The Public Park that Never Happened

For two decades, so-called Boch Park on Beach Road in Vineyard Haven has sat in a limbo made of court battles and subsequent, drawn-out negotiations between the Boch family and the town of Tisbury.

The scruffy condition of the parcel, which overlooks Vineyard Haven harbor, is a sad and continuing testament to a failure to reach resolution on what could be one of the bright spots of the town waterfront.

The Tisbury planning board has pinpointed the parcel as offering a number of potential uses, including a waterfront park, a stopping point on a harbor walkway, an outdoor market area and a partial solution for the Five Corners traffic nightmare.

The late Ernest Boch Sr., who bought the parcel in nineteen eighty seven, saw its potential for parking in a village center where spaces are hard to come by, although the lot is not zoned for commercial parking

In nineteen ninety three, the Tisbury planning board denied Mr. Boch’s application for a special permit to operate a valet parking lot. After a continuing tussle in the courts, the town finally won a definitive victory in two thousand to ban the valet parking lot.

Following Mr. Boch’s death in two thousand three, the town renewed discussions of the property with his son Ernest Boch Jr.

Tristan Israel, chairman of the Tisbury selectmen, said Mr. Boch wanted to work with the town to see if a plan could be put together to put the parcel into productive use. Possible ideas included the use of the Entwhistle building by a nonprofit organization and public access to the waterfront, tied to a lease of the property by the town from the Boch family.

The closed-door discussions have apparently been friendly. But the particular arrangement proposed by the Boch family posed complications for a town such as Tisbury, which would have to engage in a public bidding and town meeting process. The legal negotiations also have been moving at a snail’s pace.

With no end apparently near, Mr. Israel recently announced that the selectmen have decided against further pursuit of a deal.

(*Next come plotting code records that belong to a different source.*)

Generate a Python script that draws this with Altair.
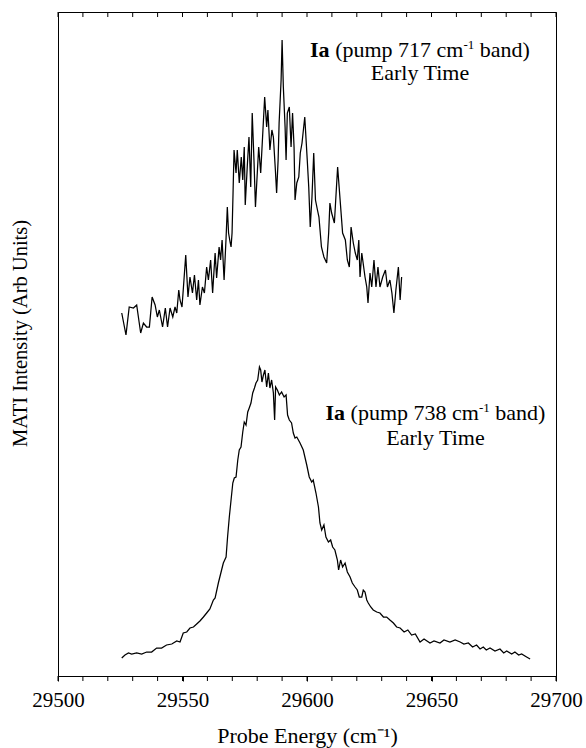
import altair as alt
import pandas as pd

FONT = "Liberation Serif"

# ---- trace 1 : Ia, pump 717 cm-1 band, early time ----
top_x = [29525.6, 29527.3, 29528.6, 29530.3, 29531.6, 29533.2, 29534.3, 29535.6, 29536.7, 29537.8,
         29539.0, 29539.9, 29540.7, 29542.0, 29543.1, 29544.0, 29545.0, 29546.1, 29547.0, 29547.7,
         29548.5, 29549.0, 29549.8, 29550.3, 29551.3, 29552.2, 29553.0, 29554.0, 29554.8, 29555.7,
         29556.4, 29557.0, 29558.0, 29558.8, 29559.7, 29560.4, 29561.3, 29562.1, 29563.1, 29563.7,
         29564.7, 29565.3, 29565.9, 29566.7, 29567.5, 29568.0, 29568.5, 29569.1, 29569.5, 29569.9,
         29570.3, 29570.7, 29571.5, 29572.0, 29572.8, 29573.6, 29574.2, 29574.8, 29575.2, 29576.0,
         29576.7, 29577.4, 29578.0, 29578.7, 29579.3, 29580.1, 29580.6, 29581.4, 29583.0, 29583.8,
         29584.3, 29585.1, 29585.9, 29586.5, 29587.3, 29587.8, 29588.4, 29588.8, 29589.6, 29590.0,
         29590.5, 29591.2, 29591.6, 29592.1, 29592.9, 29593.6, 29594.2, 29594.8, 29595.2, 29595.9,
         29596.7, 29597.3, 29598.0, 29599.1, 29600.1, 29600.7, 29601.3, 29602.0, 29602.7, 29603.4,
         29604.2, 29604.8, 29605.8, 29606.8, 29607.9, 29608.7, 29609.2, 29609.9, 29611.0, 29612.3,
         29613.3, 29614.3, 29615.4, 29616.2, 29617.0, 29617.7, 29618.6, 29619.4, 29620.2, 29620.8,
         29621.3, 29622.0, 29623.3, 29624.0, 29624.5, 29625.3, 29626.0, 29626.9, 29627.7, 29628.5,
         29629.3, 29630.4, 29631.5, 29632.3, 29633.3, 29634.1, 29634.9, 29635.7, 29636.7, 29637.4,
         29638.0]
top_y = [363, 341, 369, 368, 371, 343, 353, 349, 349, 379,
         371, 359, 366, 349, 368, 349, 368, 359, 369, 363,
         386, 376, 369, 386, 421, 379, 399, 383, 401, 376,
         396, 371, 389, 383, 409, 396, 416, 383, 423, 398,
         429, 416, 436, 396, 438, 469, 443, 434, 429, 443,
         483, 526, 503, 526, 493, 519, 496, 529, 471, 509,
         539, 489, 563, 516, 469, 506, 529, 503, 579, 549,
         566, 526, 546, 539, 506, 483, 516, 553, 596, 636,
         589, 549, 516, 563, 569, 529, 563, 529, 476, 493,
         499, 523, 533, 559, 516, 489, 449, 479, 523, 476,
         466, 459, 429, 419, 413, 443, 473, 463, 453, 509,
         476, 443, 436, 416, 409, 449, 433, 423, 416, 436,
         399, 423, 399, 389, 373, 403, 389, 416, 389, 409,
         389, 399, 406, 389, 396, 383, 363, 386, 409, 376,
         399]

# ---- trace 2 : Ia, pump 738 cm-1 band, early time ----
bot_x = [29525.6, 29526.9, 29528.3, 29529.6, 29531.6, 29533.6, 29535.6, 29537.6, 29539.6, 29541.6,
         29543.6, 29545.7, 29547.7, 29549.0, 29550.3, 29551.7, 29553.0, 29554.4, 29555.7, 29557.0,
         29558.4, 29559.7, 29561.0, 29562.4, 29563.1, 29564.4, 29565.7, 29566.4, 29567.5, 29568.1,
         29568.8, 29569.5, 29570.2, 29570.8, 29571.5, 29572.2, 29572.8, 29573.5, 29574.2, 29574.8,
         29575.5, 29576.2, 29576.8, 29577.5, 29578.2, 29578.9, 29579.5, 29580.2, 29580.9, 29581.4,
         29581.9, 29582.5, 29583.1, 29583.8, 29584.5, 29585.1, 29585.8, 29586.5, 29587.0, 29587.4,
         29588.1, 29588.9, 29589.8, 29590.8, 29591.6, 29592.2, 29592.9, 29593.8, 29594.5, 29595.2,
         29595.9, 29597.2, 29598.5, 29599.9, 29600.9, 29601.9, 29602.5, 29603.6, 29604.6, 29605.2,
         29605.9, 29606.8, 29607.6, 29608.6, 29609.5, 29610.3, 29611.2, 29612.2, 29612.7, 29613.5,
         29614.3, 29615.3, 29616.2, 29617.3, 29618.2, 29619.3, 29620.2, 29621.0, 29622.0, 29622.6,
         29623.3, 29624.0, 29624.6, 29625.6, 29626.6, 29628.0, 29629.3, 29630.7, 29632.0, 29633.3,
         29634.7, 29636.0, 29637.4,
         29639.0, 29640.5, 29642.0, 29643.5, 29645.4, 29647.0, 29649.4, 29651.0, 29653.4, 29655.0,
         29657.4, 29659.5, 29661.5, 29663.0, 29664.8, 29666.5, 29668.1, 29669.5, 29670.8, 29672.0,
         29673.5, 29675.5, 29677.5, 29679.0, 29680.2, 29682.2, 29683.5, 29685.0, 29686.2, 29688.2,
         29689.6]
bot_y = [18, 21, 23, 22, 23, 22, 24, 24, 28, 28,
         31, 32, 35, 34, 43, 44, 48, 49, 52, 55,
         59, 63, 67, 76, 78, 93, 106, 113, 119, 139,
         159, 176, 193, 198, 199, 216, 226, 229, 244, 254,
         251, 264, 268, 273, 283, 288, 293, 296, 309, 306,
         294, 301, 306, 289, 303, 288, 296, 283, 256, 289,
         286, 281, 284, 279, 281, 261, 256, 253, 243, 238,
         239, 233, 226, 211, 199, 194, 196, 183, 169, 153,
         146, 151, 139, 134, 136, 129, 126, 116, 106, 116,
         109, 113, 104, 99, 93, 89, 86, 79, 79, 86,
         84, 76, 73, 69, 66, 64, 63, 59, 59, 56,
         53, 49, 48,
         44, 46, 41, 42, 34, 37, 33, 35, 33, 36,
         34, 36, 34, 32, 33, 29, 31, 27, 29, 26,
         28, 25, 27, 23, 25, 22, 24, 21, 22, 19,
         17]

major_ticks = [29500, 29550, 29600, 29650, 29700]
minor_ticks = list(range(29500, 29701, 10))

# annotation anchors (centre of text block)
label_x = [29645.4, 29651.6]
label_y = [619, 256]
sub_y = [596, 231]
pumps = ["717", "738"]

df = pd.DataFrame({
    "energy": top_x + bot_x,
    "intensity": top_y + bot_y,
    "series": ["717"] * len(top_x) + ["738"] * len(bot_x),
    "order": list(range(len(top_x))) + list(range(len(bot_x))),
})

xscale = alt.Scale(domain=[29500, 29700], nice=False, zero=False)
yscale = alt.Scale(domain=[0, 664], nice=False, zero=False)

lines = alt.Chart(df).mark_line(color="black", strokeWidth=1.25).encode(
    x=alt.X("energy:Q", scale=xscale, axis=alt.Axis(
        values=major_ticks, format="d",
        labelOverlap=False, labelFlush=False,
        tickSize=5, tickColor="black", domainColor="black",
        labelFont=FONT, labelFontSize=21, labelColor="black", labelPadding=8,
        grid=False,
        title="Probe Energy (cm⁻¹)", titleFont=FONT, titleFontSize=22,
        titleFontWeight="normal", titleColor="black",
        titleY=66, titleBaseline="alphabetic")),
    y=alt.Y("intensity:Q", scale=yscale, axis=alt.Axis(
        labels=False, ticks=False, grid=False, domainColor="black",
        title="MATI Intensity (Arb Units)", titleFont=FONT, titleFontSize=20.5,
        titleFontWeight="normal", titleColor="black", titleAngle=270,
        titleX=-38, titleY=321, titleBaseline="middle", titleAlign="center")),
    detail="series:N",
    order="order:Q",
)

tick_df = pd.DataFrame({"energy": minor_ticks})
top_ticks = alt.Chart(tick_df).mark_rule(color="black", strokeWidth=1).encode(
    x=alt.X("energy:Q", scale=xscale), y=alt.value(0), y2=alt.value(5))
bottom_ticks = alt.Chart(tick_df).mark_rule(color="black", strokeWidth=1).encode(
    x=alt.X("energy:Q", scale=xscale), y=alt.value(664), y2=alt.value(669))

ann = pd.DataFrame({"energy": label_x, "intensity": label_y,
                    "mid": ["(pump " + p + " cm" for p in pumps]})
ann2 = pd.DataFrame({"energy": label_x, "intensity": sub_y})


def piece(data, text, dx, dy=0, size=22, weight="normal", align="left"):
    enc = dict(x=alt.X("energy:Q", scale=xscale),
               y=alt.Y("intensity:Q", scale=yscale))
    if text.startswith("field:"):
        enc["text"] = alt.Text(text[6:] + ":N")
    else:
        enc["text"] = alt.value(text)
    return alt.Chart(data).mark_text(
        align=align, baseline="alphabetic", dx=dx, dy=dy, font=FONT,
        fontSize=size, fontWeight=weight, color="black").encode(**enc)


texts = [
    piece(ann, "Ia", -110, weight="bold"),
    piece(ann, "field:mid", -84.9),
    piece(ann, "-1", 43.4, dy=-8, size=13),
    piece(ann, "band)", 59.7),
    piece(ann2, "Early Time", 0, align="center"),
]

chart = alt.layer(lines, top_ticks, bottom_ticks, *texts).properties(
    width=498, height=664,
    autosize=alt.AutoSizeParams(type="none"),
    padding={"left": 58, "top": 12, "right": 30, "bottom": 72},
    background="white",
).configure_view(stroke="black", strokeWidth=1)

chart.save("out.html", embed_options={"renderer": "svg", "actions": False})
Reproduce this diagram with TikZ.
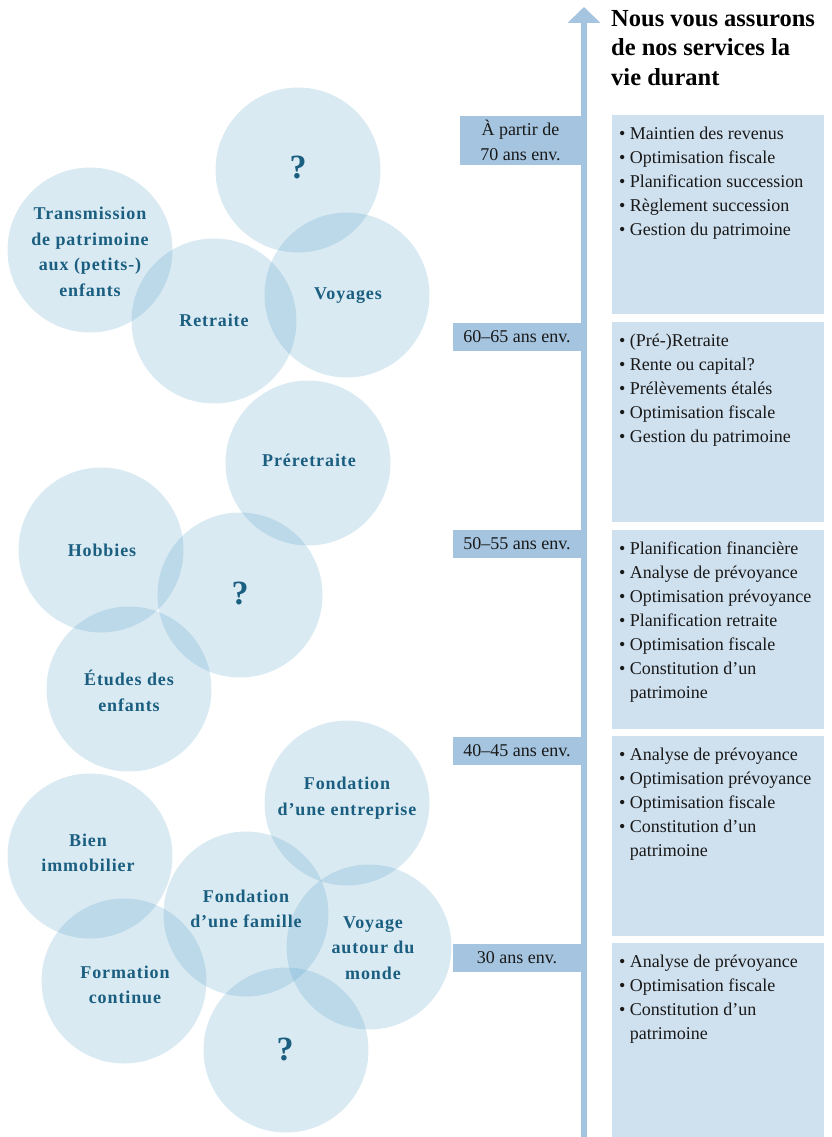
\documentclass[tikz,border=0pt]{standalone}
\usepackage{fontspec}
\setmainfont{Liberation Serif}
\newfontfamily\bubblefont[LetterSpace=5]{Liberation Serif}
\usetikzlibrary{arrows.meta}

\definecolor{bubblefill}{RGB}{70,150,195}
\definecolor{bubbletext}{RGB}{26,94,128}
\definecolor{axisblue}{RGB}{164,196,223}
\definecolor{servicebg}{RGB}{207,224,238}
\definecolor{bodytext}{RGB}{25,25,25}

\begin{document}
\begin{tikzpicture}[
    x=1pt, y=-1pt,
    bubble/.style={
        circle,
        fill=bubblefill,
        fill opacity=0.2,
        minimum size=165pt,
        inner sep=0pt
    },
    bubblelabel/.style={
        align=center,
        inner sep=0pt,
        text=bubbletext,
        font=\bubblefont\bfseries\fontsize{18}{25.5}\selectfont
    },
    query/.style={
        inner sep=0pt,
        text=bubbletext,
        font=\bfseries\fontsize{34}{34}\selectfont
    },
    agebox/.style={
        fill=axisblue,
        align=center,
        inner sep=0pt,
        minimum width=128pt,
        minimum height=28pt,
        text=bodytext,
        font=\fontsize{18}{25}\selectfont
    },
    servicebox/.style={
        fill=servicebg,
        inner sep=0pt,
        minimum width=212pt,
        minimum height=199pt
    },
    servicelist/.style={
        anchor=north west,
        align=left,
        inner sep=0pt,
        text=bodytext,
        font=\fontsize{18}{24}\selectfont
    }
]
    \useasboundingbox (0,0) rectangle (832,1137);

    % life events
    \node[bubble] (cq1)    at (298,170) {};
    \node[bubble] (ctrans) at (90,250) {};
    \node[bubble] (cretr)  at (214,321) {};
    \node[bubble] (cvoy)   at (347,295) {};
    \node[bubble] (cpre)   at (308,463) {};
    \node[bubble] (chob)   at (101,550) {};
    \node[bubble] (cq2)    at (240,595) {};
    \node[bubble] (cetu)   at (129,689) {};
    \node[bubble] (cfent)  at (347,803) {};
    \node[bubble] (cbien)  at (90,856) {};
    \node[bubble] (cffam)  at (246,914) {};
    \node[bubble] (cvam)   at (369,947) {};
    \node[bubble] (cform)  at (124,981) {};
    \node[bubble] (cq3)    at (286,1050) {};

    \node[query] (tq1) at (298,167) {?};
    \node[bubblelabel] (ttrans) at (90,252) {Transmission\\de patrimoine\\aux (petits-)\\enfants};
    \node[bubblelabel] (tretr) at (214,320) {Retraite};
    \node[bubblelabel] (tvoy) at (348,296) {Voyages};
    \node[bubblelabel] (tpre) at (309,460) {Préretraite};
    \node[bubblelabel] (thob) at (102,550) {Hobbies};
    \node[query] (tq2) at (240,593) {?};
    \node[bubblelabel] (tetu) at (129,691) {Études des\\enfants};
    \node[bubblelabel] (tfent) at (347,798) {Fondation\\d’une entreprise};
    \node[bubblelabel] (tbien) at (88,853) {Bien\\immobilier};
    \node[bubblelabel] (tffam) at (246,909) {Fondation\\d’une famille};
    \node[bubblelabel] (tvam) at (373,948) {Voyage\\autour du\\monde};
    \node[bubblelabel] (tform) at (125,985) {Formation\\continue};
    \node[query] (tq3) at (285,1049) {?};

    % age stages
    \node[agebox, minimum width=121pt, minimum height=49pt] (a70) at (520.5,140.5) {À partir de\\70 ans env.};
    \node[agebox] (a60) at (517,337) {60–65 ans env.};
    \node[agebox] (a50) at (517,544) {50–55 ans env.};
    \node[agebox] (a40) at (517,751) {40–45 ans env.};
    \node[agebox] (a30) at (517,958) {30 ans env.};

    % time axis
    \coordinate (axbot) at (584,1137);
    \coordinate (axtop) at (584,7);
    \draw[axisblue, line width=6pt, -{Triangle[width=32pt,length=16pt]}] (axbot) -- (axtop);

    \node[anchor=north west, align=left, inner sep=0pt, text=black,
          font=\bfseries\fontsize{24.5}{29.5}\selectfont] (title) at (611,10)
        {Nous vous assurons\\de nos services la\\vie durant};

    % services
    \node[servicebox] (s1) at (718,214.5) {};
    \node[servicebox, minimum height=200pt] (s2) at (718,422) {};
    \node[servicebox] (s3) at (718,629.5) {};
    \node[servicebox, minimum height=200pt] (s4) at (718,836) {};
    \node[servicebox, minimum height=200pt] (s5) at (718,1043) {};

    \node[servicelist] (l1) at ([shift={(7,12)}]s1.north west)
        {• Maintien des revenus\\• Optimisation fiscale\\• Planification succession\\• Règlement succession\\• Gestion du patrimoine};
    \node[servicelist] (l2) at ([shift={(7,12)}]s2.north west)
        {• (Pré-)Retraite\\• Rente ou capital?\\• Prélèvements étalés\\• Optimisation fiscale\\• Gestion du patrimoine};
    \node[servicelist] (l3) at ([shift={(7,12)}]s3.north west)
        {• Planification financière\\• Analyse de prévoyance\\• Optimisation prévoyance\\• Planification retraite\\• Optimisation fiscale\\• Constitution d’un\\\phantom{• }patrimoine};
    \node[servicelist] (l4) at ([shift={(7,12)}]s4.north west)
        {• Analyse de prévoyance\\• Optimisation prévoyance\\• Optimisation fiscale\\• Constitution d’un\\\phantom{• }patrimoine};
    \node[servicelist] (l5) at ([shift={(7,12)}]s5.north west)
        {• Analyse de prévoyance\\• Optimisation fiscale\\• Constitution d’un\\\phantom{• }patrimoine};
\end{tikzpicture}
\end{document}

Slim strands of hope remain. The Martha’s Vineyard Land Bank could consider buying the parcel for public waterfront access. Or the town could choose to take the property by eminent domain — an attractive option at this point. But the selectmen may be reluctant to consider a taking given the penny-pinching mood among town voters at the annual town meeting this past spring when they turned down a large capital spending project for a new public safety building.

In the end the Boch family may decide to develop the parcel, and if they do, hopefully any development would provide some sort of public access or water views.

While the twenty-year saga of the property has been disappointing, the potential remains undiminished. The future may yet hold a happy outcome for Boch Park.